Белье мама полоскала в ледяной воде. «Ночью потом руки в запястьях прямо выворачивало. Подушку кусаю, чтоб не застонать, вас не разбудить».
- НЕНАВИЖУ БАБ! Ты погляди на них, хоть на базаре, хоть в автобусе, все больные. А ведь перескрипят мужиков.
- ТЫ ХАПНУЛ комбинат за десять миллионов, а он стоит сто. Ты владей, но разницу государству верни.
- НЕОКЛЕВЕТАННЫЕ не спасутся. Напраслина на меня мне во спасение, так что продолжайте меня спасать, реките «всяк зол глагол».
НА КАМЧАТКУ ПРИЕХАЛИ молодые супруги. Заработать на квартиру. Дочка родилась и выросла до пяти лет. Это у нее уже родина. А деньги накоплены, и они свозили дочку к родителям. И уже вроде там обо всем договорились. Возвращаются за расчетом. Дочка в самолете увидела сопки и на весь самолет стала восторженно кричать: «Камча-точка моя родненькая, Камчаточка моя любименькая, Камчаточка моя хорошенькая, Камчаточка моя миленькая!» И что? И никуда ни она, ни родители не уехали. Именно благодаря ей. Сейчас она взрослая, три ребенка. Преподает в воскресной школе при епархии.
Очень я полюбил Камчатку.
В ЗАСТОЛЬЕ, с видом на пирамиды, которые вечером как коричневый картон на желтом фоне. Произносится тост, который не только духоподъемный, но и телоподъемный. Все встали. И откуда-то много мух.

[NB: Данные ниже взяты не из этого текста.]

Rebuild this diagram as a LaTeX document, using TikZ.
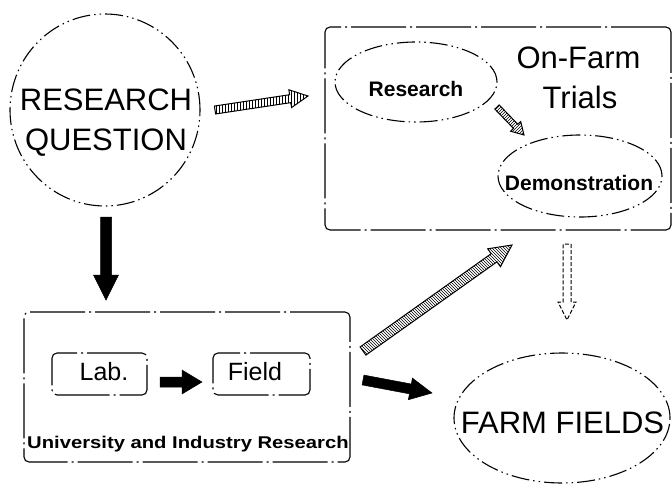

«Давайте швыдких вспомним, и мухи подохнут». И точно - досиживали без насекомых.
«ДАЙТЕ МНЕ АПЧЕХОВА», - просил я в библиотеке детства. То есть я Чехова уже читал, но фамилию его запомнил по корешку, на котором было «А. П. Чехов», то есть Апчехов. Мало того, я не знал значения сокращений. Например, мистер обозначалось «м-р», доктор - «д-р». Так и читал: «Др Ватсон спросил мра Холмса». Или господин - «г-н». «Гн Вальсингам». Не знал, и что буква «о» с точкой - это отец. «О благочинный ласково благословил отрока».
Но читал же!
БАНЩИК ВАНЯ у Шмелева «читал-читал графа Толстого, дни и ночи все читал, дело забросил, ну в башке у него и перемутилось, стал заговариваться, да сухие веники и поджег» («Как я ходил к Толстому»).
ТАК ВЛЮБИЛАСЬ, что когда собиралась ему звонить, то перед этим причесывалась.